From the listing below, pull out every line where the string "this" appears.

Records with drawing code

——————————

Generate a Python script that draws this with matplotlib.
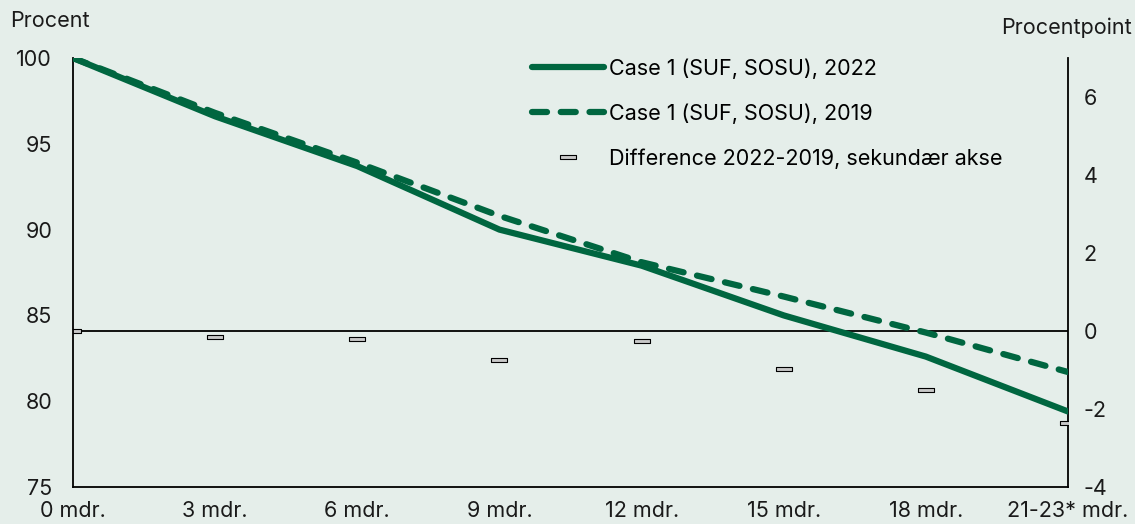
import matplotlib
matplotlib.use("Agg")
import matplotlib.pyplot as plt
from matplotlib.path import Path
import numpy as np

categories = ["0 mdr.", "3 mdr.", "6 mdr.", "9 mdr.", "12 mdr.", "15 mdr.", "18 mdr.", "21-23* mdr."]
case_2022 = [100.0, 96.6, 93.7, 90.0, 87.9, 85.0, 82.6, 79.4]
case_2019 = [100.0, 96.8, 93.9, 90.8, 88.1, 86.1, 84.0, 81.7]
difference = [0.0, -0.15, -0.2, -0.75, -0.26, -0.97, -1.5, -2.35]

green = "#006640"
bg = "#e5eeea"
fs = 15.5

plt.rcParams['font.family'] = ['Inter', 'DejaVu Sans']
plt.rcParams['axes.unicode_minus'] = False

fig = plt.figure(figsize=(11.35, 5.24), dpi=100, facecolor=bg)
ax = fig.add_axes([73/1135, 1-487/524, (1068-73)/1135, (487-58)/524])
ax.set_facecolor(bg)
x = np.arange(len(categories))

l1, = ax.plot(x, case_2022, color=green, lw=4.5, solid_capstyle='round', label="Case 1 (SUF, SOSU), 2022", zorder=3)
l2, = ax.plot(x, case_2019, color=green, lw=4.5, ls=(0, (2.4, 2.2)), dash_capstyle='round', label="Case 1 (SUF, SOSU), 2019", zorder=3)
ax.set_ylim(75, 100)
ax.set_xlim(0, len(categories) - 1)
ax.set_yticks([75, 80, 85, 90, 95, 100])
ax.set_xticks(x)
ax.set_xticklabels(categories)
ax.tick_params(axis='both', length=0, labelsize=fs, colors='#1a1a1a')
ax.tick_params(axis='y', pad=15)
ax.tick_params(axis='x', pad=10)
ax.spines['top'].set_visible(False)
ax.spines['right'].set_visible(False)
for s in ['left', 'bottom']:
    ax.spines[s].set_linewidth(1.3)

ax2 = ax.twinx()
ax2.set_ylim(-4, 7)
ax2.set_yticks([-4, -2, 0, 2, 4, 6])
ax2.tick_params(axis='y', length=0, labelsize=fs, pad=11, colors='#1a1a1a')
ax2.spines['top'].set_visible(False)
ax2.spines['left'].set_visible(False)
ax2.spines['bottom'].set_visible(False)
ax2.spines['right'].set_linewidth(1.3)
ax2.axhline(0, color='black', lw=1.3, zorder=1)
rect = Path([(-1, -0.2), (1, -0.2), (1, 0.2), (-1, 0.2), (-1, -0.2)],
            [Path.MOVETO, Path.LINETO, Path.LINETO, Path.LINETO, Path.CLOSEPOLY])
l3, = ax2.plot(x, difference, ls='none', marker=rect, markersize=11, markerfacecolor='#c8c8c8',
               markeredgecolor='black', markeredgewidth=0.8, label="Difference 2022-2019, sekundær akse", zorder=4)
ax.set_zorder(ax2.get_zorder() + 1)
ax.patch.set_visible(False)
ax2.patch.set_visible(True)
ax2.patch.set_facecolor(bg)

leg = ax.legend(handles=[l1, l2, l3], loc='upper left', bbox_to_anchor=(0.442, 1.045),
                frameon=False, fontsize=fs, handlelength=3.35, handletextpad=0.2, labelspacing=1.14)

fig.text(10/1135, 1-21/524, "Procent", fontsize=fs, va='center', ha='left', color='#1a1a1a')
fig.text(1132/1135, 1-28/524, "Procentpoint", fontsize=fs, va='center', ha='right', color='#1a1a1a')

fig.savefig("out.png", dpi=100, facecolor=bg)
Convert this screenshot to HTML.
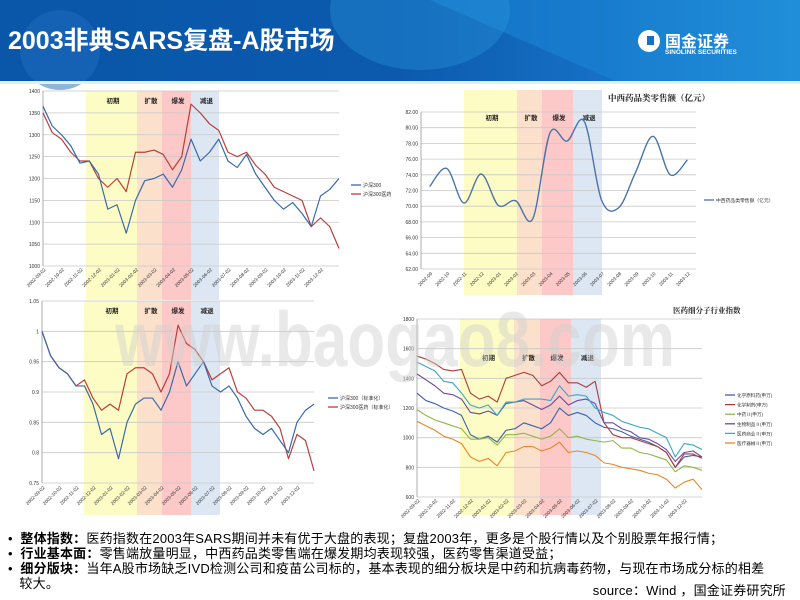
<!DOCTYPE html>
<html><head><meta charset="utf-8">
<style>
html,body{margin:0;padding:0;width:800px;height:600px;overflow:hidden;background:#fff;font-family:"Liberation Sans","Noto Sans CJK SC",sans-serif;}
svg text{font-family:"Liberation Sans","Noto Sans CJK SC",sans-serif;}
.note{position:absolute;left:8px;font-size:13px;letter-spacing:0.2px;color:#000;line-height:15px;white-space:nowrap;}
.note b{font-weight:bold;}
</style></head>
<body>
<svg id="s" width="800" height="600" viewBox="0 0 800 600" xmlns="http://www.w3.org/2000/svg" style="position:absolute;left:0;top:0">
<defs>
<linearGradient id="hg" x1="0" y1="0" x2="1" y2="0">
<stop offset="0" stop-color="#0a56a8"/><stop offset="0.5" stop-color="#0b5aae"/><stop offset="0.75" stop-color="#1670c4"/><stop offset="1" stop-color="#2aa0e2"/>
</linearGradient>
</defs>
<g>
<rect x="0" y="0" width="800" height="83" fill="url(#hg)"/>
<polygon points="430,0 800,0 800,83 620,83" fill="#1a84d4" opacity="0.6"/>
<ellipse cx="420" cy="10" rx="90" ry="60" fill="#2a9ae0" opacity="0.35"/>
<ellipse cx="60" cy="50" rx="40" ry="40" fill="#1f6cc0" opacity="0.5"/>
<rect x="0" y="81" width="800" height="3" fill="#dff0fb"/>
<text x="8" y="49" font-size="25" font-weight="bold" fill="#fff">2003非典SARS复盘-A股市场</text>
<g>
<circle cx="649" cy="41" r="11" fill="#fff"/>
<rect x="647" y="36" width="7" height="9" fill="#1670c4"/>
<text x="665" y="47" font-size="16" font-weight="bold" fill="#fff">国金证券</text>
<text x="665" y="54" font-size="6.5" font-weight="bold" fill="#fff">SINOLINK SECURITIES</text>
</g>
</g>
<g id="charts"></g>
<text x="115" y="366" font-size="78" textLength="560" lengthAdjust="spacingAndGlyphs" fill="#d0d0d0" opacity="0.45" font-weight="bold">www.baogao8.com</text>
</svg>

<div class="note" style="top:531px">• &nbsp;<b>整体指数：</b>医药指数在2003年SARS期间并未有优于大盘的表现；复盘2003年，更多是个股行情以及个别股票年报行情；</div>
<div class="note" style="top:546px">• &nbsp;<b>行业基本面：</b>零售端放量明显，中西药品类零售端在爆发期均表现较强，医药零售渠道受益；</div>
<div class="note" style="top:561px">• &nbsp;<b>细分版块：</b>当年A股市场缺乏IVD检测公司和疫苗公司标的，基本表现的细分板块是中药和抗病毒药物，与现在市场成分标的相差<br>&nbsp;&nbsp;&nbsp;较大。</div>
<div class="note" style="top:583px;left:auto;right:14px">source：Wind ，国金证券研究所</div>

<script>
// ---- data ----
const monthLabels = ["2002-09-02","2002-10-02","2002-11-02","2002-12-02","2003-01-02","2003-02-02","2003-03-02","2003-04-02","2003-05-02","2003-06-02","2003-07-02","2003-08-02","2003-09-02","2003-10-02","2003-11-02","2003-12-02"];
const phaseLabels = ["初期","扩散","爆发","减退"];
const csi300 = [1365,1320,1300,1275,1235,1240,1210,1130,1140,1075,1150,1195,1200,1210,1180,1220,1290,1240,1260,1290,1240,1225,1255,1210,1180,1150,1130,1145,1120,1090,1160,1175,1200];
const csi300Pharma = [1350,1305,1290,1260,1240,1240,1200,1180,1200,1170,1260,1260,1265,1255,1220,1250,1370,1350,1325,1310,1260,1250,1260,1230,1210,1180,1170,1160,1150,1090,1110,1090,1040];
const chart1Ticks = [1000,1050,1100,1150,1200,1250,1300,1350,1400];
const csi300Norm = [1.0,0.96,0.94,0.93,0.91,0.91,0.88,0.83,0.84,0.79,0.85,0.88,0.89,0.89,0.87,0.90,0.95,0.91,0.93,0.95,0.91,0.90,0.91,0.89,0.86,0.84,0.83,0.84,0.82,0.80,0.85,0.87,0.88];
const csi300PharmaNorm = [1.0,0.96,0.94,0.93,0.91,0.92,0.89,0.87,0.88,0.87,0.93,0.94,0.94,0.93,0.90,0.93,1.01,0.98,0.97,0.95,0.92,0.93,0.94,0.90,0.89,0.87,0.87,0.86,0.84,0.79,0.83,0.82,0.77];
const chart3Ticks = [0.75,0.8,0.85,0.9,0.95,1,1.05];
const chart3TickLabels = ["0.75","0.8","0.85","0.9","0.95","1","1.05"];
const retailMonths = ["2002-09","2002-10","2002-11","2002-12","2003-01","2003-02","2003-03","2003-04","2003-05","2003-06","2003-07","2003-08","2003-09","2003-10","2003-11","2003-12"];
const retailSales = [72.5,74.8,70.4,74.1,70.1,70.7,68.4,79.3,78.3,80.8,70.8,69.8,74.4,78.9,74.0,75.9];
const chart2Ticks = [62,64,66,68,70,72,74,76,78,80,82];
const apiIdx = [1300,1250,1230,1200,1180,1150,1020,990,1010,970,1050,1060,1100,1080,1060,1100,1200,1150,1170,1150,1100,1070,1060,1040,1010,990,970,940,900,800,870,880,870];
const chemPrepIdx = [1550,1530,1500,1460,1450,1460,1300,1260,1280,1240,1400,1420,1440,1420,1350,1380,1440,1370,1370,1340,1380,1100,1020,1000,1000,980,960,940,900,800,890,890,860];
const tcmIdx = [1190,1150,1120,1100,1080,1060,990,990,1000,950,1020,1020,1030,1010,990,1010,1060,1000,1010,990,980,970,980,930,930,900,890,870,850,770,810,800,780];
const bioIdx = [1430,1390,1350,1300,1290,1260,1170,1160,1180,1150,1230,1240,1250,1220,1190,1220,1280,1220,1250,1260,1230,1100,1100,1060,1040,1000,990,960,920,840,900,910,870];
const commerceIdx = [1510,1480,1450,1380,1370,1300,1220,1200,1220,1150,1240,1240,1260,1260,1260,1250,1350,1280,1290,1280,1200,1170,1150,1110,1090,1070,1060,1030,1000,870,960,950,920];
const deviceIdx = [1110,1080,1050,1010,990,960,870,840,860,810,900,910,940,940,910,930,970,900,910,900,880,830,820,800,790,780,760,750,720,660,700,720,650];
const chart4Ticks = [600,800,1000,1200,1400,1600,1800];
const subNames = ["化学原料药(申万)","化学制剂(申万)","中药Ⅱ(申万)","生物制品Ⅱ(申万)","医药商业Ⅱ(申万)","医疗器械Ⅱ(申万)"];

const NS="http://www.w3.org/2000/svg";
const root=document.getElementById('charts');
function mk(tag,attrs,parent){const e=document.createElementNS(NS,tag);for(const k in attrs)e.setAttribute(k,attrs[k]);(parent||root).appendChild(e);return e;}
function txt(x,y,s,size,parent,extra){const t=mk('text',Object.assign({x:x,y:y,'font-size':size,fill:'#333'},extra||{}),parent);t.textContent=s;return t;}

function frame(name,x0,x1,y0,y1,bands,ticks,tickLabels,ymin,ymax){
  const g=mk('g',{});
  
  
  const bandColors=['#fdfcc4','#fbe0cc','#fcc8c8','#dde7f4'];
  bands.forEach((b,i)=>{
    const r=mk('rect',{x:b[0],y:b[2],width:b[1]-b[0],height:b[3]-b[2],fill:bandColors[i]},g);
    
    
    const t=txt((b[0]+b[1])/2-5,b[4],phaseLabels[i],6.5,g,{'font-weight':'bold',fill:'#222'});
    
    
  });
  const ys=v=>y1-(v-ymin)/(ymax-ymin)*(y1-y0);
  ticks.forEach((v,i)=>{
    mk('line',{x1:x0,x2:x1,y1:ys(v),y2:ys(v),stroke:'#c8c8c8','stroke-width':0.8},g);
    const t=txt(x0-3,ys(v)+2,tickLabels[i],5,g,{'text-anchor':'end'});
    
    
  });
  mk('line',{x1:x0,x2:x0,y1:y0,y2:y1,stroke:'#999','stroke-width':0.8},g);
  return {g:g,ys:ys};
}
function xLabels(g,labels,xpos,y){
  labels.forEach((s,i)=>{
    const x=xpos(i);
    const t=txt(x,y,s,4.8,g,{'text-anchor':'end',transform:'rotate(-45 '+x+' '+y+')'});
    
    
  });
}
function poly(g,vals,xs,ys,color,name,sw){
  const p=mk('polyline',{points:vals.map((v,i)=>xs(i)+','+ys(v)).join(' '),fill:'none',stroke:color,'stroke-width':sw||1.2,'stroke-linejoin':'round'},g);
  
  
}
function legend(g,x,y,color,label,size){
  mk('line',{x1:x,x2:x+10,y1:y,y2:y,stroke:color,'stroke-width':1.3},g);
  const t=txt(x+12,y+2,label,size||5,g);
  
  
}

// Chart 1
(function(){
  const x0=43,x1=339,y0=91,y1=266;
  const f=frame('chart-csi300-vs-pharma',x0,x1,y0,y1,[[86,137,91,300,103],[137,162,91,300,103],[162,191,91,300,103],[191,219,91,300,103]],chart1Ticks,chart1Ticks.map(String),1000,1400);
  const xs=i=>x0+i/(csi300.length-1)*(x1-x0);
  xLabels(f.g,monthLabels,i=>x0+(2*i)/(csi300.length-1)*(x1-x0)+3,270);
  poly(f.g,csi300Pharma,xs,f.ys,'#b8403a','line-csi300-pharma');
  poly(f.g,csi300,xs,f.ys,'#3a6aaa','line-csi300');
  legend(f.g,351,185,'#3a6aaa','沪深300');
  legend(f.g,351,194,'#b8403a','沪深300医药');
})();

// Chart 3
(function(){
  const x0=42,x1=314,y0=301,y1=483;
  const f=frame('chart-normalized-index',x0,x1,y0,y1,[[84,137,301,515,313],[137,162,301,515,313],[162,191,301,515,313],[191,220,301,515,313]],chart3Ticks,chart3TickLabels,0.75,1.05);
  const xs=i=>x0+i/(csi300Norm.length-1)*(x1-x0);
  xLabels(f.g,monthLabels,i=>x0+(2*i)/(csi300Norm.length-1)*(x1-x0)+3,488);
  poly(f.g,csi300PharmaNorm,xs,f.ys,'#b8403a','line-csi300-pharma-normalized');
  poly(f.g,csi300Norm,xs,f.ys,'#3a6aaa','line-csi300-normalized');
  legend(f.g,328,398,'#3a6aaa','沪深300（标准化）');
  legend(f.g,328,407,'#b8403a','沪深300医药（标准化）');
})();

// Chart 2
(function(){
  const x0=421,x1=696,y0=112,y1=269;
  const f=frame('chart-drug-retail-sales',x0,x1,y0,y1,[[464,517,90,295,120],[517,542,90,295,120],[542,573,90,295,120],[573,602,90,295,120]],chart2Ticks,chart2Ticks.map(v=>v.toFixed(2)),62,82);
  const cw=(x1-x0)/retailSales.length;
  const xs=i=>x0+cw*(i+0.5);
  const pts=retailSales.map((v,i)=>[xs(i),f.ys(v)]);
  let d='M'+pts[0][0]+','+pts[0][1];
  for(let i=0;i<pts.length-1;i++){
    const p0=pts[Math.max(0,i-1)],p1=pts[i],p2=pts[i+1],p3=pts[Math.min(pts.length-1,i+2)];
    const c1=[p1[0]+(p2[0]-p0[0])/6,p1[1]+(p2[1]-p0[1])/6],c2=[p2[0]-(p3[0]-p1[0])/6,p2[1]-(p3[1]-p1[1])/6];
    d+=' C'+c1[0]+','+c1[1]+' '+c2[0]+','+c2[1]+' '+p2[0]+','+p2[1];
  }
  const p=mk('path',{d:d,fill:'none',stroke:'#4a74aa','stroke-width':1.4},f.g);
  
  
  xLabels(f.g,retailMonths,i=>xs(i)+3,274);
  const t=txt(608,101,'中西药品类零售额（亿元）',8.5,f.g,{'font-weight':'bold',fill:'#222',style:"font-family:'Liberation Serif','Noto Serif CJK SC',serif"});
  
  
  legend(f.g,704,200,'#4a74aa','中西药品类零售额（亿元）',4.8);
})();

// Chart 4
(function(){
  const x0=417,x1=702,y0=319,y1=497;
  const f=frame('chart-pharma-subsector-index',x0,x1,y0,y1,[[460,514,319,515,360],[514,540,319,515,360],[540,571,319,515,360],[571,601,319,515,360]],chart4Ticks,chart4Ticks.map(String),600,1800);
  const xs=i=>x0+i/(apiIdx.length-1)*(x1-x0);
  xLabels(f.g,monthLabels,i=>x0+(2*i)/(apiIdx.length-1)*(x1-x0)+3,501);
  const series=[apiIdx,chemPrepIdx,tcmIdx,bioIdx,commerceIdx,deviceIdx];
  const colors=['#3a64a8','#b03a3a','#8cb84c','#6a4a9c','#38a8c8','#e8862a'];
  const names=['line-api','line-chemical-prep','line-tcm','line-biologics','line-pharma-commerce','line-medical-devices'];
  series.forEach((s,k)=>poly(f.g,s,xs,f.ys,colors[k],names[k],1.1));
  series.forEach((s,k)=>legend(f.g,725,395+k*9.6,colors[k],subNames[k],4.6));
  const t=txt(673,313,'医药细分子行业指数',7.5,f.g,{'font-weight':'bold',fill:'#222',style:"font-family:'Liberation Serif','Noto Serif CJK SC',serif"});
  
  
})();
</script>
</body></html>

——————————

### Solution below
Generate a Python script that draws this with matplotlib.
Convert this screenshot to HTML.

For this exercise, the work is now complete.